This updated version of Strindberg’s classic Miss Julie, drops the Miss, and plunges us into a modernised upstairs-downstairs conundrum. In Polly Stenham’s update, it’s Julie’s birthday, and she’s having a techno rave in her father’s living room. The ‘help’, Jean and Kristina, remain in the concrete, stark, well-lit kitchen below. However, for Jean this is not enough, and as Vanessa Kirby’s Julie seeks to draw him into her world, he abandons his fiancé Kristina for a taste of the ‘good life’.

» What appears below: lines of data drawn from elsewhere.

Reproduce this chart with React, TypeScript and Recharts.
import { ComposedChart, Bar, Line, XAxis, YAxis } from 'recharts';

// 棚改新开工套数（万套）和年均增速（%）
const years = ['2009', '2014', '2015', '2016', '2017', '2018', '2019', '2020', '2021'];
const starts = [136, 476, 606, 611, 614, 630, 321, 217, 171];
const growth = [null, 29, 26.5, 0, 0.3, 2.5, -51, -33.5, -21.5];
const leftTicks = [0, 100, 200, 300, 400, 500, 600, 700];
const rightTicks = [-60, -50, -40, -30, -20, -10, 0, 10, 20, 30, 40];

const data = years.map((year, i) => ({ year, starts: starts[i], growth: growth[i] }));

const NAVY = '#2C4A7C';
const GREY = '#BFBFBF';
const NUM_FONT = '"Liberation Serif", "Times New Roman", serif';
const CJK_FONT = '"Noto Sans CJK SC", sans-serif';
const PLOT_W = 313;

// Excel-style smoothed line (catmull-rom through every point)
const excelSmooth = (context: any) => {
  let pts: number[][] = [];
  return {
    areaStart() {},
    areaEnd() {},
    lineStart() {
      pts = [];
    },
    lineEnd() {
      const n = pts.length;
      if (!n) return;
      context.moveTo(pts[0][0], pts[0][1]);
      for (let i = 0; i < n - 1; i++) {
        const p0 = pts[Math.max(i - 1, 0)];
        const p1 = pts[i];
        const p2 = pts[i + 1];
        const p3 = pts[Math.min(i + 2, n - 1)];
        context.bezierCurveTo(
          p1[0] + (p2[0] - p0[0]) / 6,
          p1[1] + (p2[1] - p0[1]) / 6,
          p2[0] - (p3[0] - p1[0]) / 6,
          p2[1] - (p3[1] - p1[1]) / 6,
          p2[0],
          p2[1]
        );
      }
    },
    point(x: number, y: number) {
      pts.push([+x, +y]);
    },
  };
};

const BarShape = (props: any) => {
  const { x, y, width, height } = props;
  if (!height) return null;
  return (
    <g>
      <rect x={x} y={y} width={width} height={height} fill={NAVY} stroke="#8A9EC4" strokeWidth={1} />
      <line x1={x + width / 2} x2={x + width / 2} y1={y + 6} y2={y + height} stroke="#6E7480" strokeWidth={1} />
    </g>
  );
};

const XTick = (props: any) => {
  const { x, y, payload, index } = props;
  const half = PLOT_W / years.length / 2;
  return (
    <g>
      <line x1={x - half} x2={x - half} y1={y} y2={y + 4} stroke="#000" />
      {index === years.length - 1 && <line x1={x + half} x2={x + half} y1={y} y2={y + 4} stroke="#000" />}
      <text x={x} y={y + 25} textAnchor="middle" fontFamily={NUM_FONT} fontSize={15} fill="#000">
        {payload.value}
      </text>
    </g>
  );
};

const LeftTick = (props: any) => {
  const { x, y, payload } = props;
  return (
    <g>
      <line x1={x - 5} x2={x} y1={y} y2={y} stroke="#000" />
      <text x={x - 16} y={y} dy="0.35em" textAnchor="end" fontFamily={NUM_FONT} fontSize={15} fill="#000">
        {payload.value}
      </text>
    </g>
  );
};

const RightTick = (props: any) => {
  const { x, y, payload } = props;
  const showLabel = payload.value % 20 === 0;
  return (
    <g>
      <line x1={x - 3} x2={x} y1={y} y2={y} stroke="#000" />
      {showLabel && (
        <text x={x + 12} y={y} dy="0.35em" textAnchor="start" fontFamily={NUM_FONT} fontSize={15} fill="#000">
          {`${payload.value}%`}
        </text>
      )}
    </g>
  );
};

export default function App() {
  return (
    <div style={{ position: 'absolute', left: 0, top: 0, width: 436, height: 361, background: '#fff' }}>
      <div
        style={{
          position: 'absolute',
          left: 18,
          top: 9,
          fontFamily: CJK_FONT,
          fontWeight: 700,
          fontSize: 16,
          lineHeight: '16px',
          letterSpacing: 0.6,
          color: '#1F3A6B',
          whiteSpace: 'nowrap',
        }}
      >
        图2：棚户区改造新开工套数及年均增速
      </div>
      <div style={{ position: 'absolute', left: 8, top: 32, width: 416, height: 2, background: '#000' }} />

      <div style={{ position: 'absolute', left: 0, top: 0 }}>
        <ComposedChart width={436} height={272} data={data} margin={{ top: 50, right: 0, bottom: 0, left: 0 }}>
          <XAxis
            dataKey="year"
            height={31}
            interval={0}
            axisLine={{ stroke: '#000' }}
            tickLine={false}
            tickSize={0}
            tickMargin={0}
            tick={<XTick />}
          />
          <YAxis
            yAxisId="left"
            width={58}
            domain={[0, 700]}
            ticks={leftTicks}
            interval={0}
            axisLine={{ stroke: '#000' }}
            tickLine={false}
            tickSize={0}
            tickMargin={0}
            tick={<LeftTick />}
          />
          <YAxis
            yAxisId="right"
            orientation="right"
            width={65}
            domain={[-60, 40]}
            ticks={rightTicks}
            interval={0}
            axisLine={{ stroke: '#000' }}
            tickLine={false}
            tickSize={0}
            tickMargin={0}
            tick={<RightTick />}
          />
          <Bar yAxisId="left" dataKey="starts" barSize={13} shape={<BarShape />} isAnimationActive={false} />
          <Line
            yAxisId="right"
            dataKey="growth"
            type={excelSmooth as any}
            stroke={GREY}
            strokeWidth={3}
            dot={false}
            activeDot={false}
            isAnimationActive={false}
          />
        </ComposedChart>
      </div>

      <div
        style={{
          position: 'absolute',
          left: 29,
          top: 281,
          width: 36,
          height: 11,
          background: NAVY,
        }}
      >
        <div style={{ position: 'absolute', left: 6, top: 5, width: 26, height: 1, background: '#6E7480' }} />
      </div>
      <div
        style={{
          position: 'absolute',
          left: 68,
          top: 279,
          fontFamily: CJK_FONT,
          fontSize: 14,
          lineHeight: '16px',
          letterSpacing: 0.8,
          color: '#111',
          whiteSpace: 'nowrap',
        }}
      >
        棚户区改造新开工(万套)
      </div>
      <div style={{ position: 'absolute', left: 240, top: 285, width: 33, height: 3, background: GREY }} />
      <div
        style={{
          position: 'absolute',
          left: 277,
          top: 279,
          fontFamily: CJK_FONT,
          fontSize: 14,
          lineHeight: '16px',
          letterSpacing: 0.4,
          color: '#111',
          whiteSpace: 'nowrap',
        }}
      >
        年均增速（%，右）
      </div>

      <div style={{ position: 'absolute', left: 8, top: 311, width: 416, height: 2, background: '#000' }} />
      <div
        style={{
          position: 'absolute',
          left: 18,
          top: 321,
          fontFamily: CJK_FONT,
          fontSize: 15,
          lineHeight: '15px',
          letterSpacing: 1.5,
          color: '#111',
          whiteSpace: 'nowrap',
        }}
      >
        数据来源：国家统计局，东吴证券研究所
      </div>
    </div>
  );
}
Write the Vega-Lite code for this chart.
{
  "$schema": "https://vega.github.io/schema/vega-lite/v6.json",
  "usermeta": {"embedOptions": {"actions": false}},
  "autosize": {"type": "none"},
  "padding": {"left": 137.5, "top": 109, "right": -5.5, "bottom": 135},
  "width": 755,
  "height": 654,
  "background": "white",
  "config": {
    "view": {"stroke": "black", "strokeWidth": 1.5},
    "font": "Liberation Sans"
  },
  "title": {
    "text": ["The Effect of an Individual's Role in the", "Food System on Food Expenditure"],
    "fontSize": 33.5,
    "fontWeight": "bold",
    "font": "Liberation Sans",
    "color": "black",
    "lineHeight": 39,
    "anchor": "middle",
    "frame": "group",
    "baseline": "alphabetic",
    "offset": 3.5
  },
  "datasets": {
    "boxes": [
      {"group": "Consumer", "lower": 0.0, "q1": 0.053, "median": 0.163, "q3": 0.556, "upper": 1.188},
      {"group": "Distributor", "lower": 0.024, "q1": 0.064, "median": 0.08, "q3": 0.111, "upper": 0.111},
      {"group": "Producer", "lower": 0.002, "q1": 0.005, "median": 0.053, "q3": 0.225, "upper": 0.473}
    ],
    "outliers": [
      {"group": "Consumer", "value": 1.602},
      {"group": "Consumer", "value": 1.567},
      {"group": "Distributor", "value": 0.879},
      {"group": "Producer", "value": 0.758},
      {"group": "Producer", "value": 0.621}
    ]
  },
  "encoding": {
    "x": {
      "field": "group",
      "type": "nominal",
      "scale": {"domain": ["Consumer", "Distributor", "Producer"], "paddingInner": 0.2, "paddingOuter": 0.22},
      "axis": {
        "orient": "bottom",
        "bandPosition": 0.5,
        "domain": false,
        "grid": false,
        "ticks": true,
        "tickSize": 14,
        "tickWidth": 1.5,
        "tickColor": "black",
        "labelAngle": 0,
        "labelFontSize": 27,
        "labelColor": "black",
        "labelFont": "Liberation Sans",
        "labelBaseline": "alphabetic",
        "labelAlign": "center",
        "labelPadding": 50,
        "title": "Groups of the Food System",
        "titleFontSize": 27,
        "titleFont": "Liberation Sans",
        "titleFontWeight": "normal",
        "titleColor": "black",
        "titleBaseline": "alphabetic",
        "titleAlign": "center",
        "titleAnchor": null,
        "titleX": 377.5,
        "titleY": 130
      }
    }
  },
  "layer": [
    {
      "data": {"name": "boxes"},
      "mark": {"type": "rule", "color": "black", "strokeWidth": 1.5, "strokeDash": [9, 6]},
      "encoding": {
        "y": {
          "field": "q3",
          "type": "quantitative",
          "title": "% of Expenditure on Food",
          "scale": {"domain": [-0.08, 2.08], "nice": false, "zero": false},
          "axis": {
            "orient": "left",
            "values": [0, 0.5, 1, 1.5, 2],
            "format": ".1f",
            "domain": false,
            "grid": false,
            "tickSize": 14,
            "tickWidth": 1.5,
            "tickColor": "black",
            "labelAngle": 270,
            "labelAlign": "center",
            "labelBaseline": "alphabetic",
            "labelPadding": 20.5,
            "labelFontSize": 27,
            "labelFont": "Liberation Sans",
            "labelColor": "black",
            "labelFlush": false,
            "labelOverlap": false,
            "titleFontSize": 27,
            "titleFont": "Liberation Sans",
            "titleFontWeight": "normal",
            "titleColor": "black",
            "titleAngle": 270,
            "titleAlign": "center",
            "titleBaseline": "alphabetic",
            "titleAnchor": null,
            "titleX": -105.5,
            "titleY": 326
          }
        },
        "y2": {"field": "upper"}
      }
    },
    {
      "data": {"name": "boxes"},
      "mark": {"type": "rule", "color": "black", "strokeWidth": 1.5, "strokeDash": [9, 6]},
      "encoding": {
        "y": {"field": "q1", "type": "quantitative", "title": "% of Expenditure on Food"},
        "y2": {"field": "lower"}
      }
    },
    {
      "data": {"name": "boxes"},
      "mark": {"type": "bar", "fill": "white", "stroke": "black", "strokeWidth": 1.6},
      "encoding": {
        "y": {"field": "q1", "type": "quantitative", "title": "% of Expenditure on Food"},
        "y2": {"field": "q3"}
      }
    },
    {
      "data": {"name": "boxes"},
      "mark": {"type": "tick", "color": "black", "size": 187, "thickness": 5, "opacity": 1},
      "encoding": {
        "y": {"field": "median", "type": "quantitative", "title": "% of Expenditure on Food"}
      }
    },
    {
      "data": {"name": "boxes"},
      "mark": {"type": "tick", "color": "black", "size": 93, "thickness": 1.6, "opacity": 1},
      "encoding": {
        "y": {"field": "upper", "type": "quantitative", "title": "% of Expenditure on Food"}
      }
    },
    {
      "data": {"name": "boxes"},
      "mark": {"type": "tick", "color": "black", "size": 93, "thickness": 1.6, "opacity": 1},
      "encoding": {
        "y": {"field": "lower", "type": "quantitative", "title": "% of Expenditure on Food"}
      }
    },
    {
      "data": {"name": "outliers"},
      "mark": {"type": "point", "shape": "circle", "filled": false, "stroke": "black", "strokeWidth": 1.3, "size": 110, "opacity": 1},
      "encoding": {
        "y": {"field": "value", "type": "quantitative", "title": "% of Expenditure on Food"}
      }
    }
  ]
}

An athletic Kirby, who puts her all into the role of emotionally unstable Julie, plays the wild child turned tragic 33-year-old protagonist. As she descends from manipulative bitch into an ever more child-like woman open to delusions, Kirby demonstrates her prowess. It’s a great performance, with some fantastic comic timing. However, it is let down by the slightly too reductive script, and perhaps most importantly, the lack of chemistry between Kirby and Jean played by Eric Kofi Abrefa.

Attraction on either side feels unexpected and forced, and despite their best efforts it is the failure to create this that lets the play down. Despite birds being blended to death and fantastic dance sequences where the agile cast curl themselves into the many dishwashers – a hilarious detail to the set that perfectly embodies the absurd excessiveness of wealth – Julie edges on the side of dull. Checking your watch in a play of only an hour and 20 minutes is never a good sign.

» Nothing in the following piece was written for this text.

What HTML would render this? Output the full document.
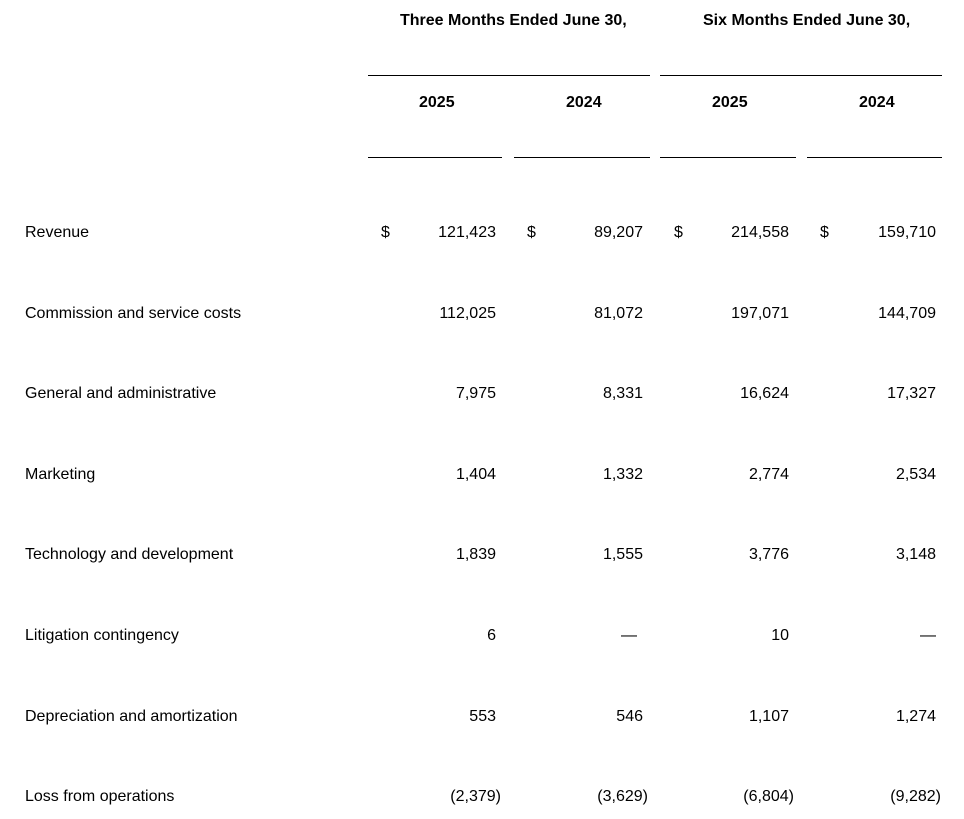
<!DOCTYPE html>
<html><head><meta charset="utf-8"><style>
body{margin:0;width:964px;height:819px;background:#fff;position:relative;font-family:"Liberation Sans",Arial,sans-serif;color:#000;overflow:hidden}
.t{position:absolute;font-size:16px;line-height:18px;white-space:nowrap}
.b{font-weight:bold}
.ln{position:absolute;height:1px;background:#000}
</style></head><body>
<div class="t b" style="left:400px;top:12px">Three Months Ended June 30,</div>
<div class="t b" style="left:703px;top:12px">Six Months Ended June 30,</div>
<div class="ln" style="left:368px;top:75px;width:282px"></div>
<div class="ln" style="left:660px;top:75px;width:282px"></div>
<div class="t b" style="left:419px;top:94px">2025</div>
<div class="t b" style="left:566px;top:94px">2024</div>
<div class="t b" style="left:712px;top:94px">2025</div>
<div class="t b" style="left:859px;top:94px">2024</div>
<div class="ln" style="left:368px;top:157px;width:134px"></div>
<div class="ln" style="left:514px;top:157px;width:136px"></div>
<div class="ln" style="left:660px;top:157px;width:136px"></div>
<div class="ln" style="left:807px;top:157px;width:135px"></div>
<script>
const labels=["Revenue","Commission and service costs","General and administrative","Marketing","Technology and development","Litigation contingency","Depreciation and amortization","Loss from operations"];
const q2025=["121,423","112,025","7,975","1,404","1,839","6","553","(2,379)"];
const q2024=["89,207","81,072","8,331","1,332","1,555","—","546","(3,629)"];
const h2025=["214,558","197,071","16,624","2,774","3,776","10","1,107","(6,804)"];
const h2024=["159,710","144,709","17,327","2,534","3,148","—","1,274","(9,282)"];
const cols=[q2025,q2024,h2025,h2024];
const rights=[496,643,789,936];
const dashRights=[496,637,789,936];
const dollarX=[381,527,674,820];
const root=document.body;
labels.forEach((lab,i)=>{
  const top=224+i*80.6;
  const l=document.createElement('div');
  l.className='t';l.style.left='25px';l.style.top=top+'px';l.textContent=lab;
  
  
  root.appendChild(l);
  cols.forEach((c,j)=>{
    const v=c[i];
    const d=document.createElement('div');
    d.className='t';
    let r=rights[j];
    if(v.startsWith('('))r+=5;
    if(v==='—')r=dashRights[j];
    d.style.right=(964-r)+'px';
    d.style.top=top+'px';d.textContent=v;
    
    
    root.appendChild(d);
    if(i===0){
      const s=document.createElement('div');
      s.className='t';s.style.left=dollarX[j]+'px';s.style.top=top+'px';s.textContent='$';
      
      
      root.appendChild(s);
    }
  });
});
</script>
</body></html>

The really sad thing about Julie is you never care about her. The tension between hating for her, but an underlying pity, never really comes into play. There are too many other issues that remain somewhat left, that you become more preoccupied with Jean’s inexplicable betrayal of Kristina, and ultimately the racism that is left to simmer, unpicked and unexplored. That said, Thalissa Teixeira puts in the most heartfelt and impactful performance of them all, and her speech on discovering her fiancé’s adultery is the one that lingers in your mind once the curtain has fallen.

What you leave the Lyttelton Theatre with is a sense of sadness that society can divide people so, and marvelling at the fantastic set as designed by Tom Scutt – one of the best I have seen at the National, or in fact, ever. This is a beautiful staging, yet sadly the play has become a little hollow, so that despite the best efforts of the actors, it just doesn’t quite do the job.